Innowacyjne start-upy, które nie znajdą swoich mentorów w ramach programu, mogą liczyć na pomoc w poszukiwaniu wsparcia wśród inwestorów ŁSSE.

W gronie innowacyjnych firm, które znalazły swojego partnera (z powodów formalnych ŁSSE nie ogłasza jeszcze, kto nim będzie) jest Terra Hexen, która ma pomysł na stworzenie pierwszego w Polsce neutralizatora dronów.

"Na świecie są już takie rozwiązania, nieliczne i dość prymitywne. Neutralizator dronów to system powstrzymujący dron przed przemieszczaniem nad strefą, w której nie powinien się znaleźć; chodzi np. o infrastrukturę wykorzystywaną przez więziennictwo, lotnictwo czy instytucje rządowe. Liczymy na ciekawe sugestie od naszych mentorów" - podkreślił prezes firmy Terra Hexen Robert Fintak.

Nawiązaną już wcześniej współpracę z firmami start-upowymi chwali sobie zarząd ŁSSE - dzięki niej w Strefie zoptymalizowano m.in. procesy obiegu informacji i współdziałania między jednostkami.

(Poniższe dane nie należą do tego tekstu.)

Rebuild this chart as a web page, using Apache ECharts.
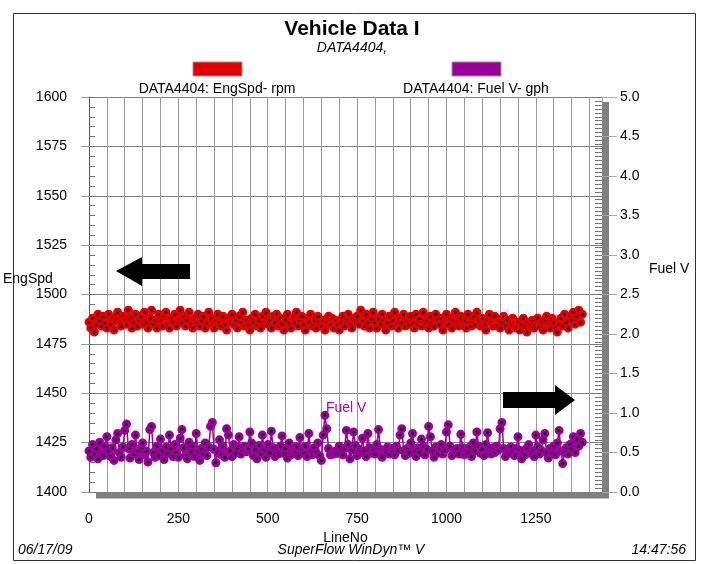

"Z naszego dotychczasowego doświadczenia wynika, że praca ze start-upami daje nowe możliwości na robienie biznesu. To spotkanie firm młodych, prężnych, myślących w sposób niekonwencjonalny, które są w stanie bardzo szybko dostarczyć prototypy i są bardzo elastyczne w swoim podejściu z firmami oferującymi skalę globalną, o której start-upy mogą tylko marzyć, a także znakomitą wiedzę na temat rynku oraz zrozumienie konsumenta i jego potrzeb" - zaznaczył dyrektor Procter&Gamble Global Business Services Janusz Dziurzyński.

W ramach programu Startup Spark przewidziano dwie rundy akceleracyjne - każda trwać będzie pół roku. W pierwszej bierze udział 10 innowacyjnych firm, w drugiej - 15.

Wsparcie doświadczonych partnerów ma pomóc start-upom w ominięciu pułapek, jakie czyhają na nie na rynku - według raportu CB Insights na drodze do sukcesu innowacyjnych firm staje najczęściej niedopasowanie rynkowe produktów, fakt, że nie rozwiązują one realnych problemów, wybór złej technologii, a także słaby HR i inwestorzy oraz konieczność radzenia sobie w środowisku silnej konkurencji.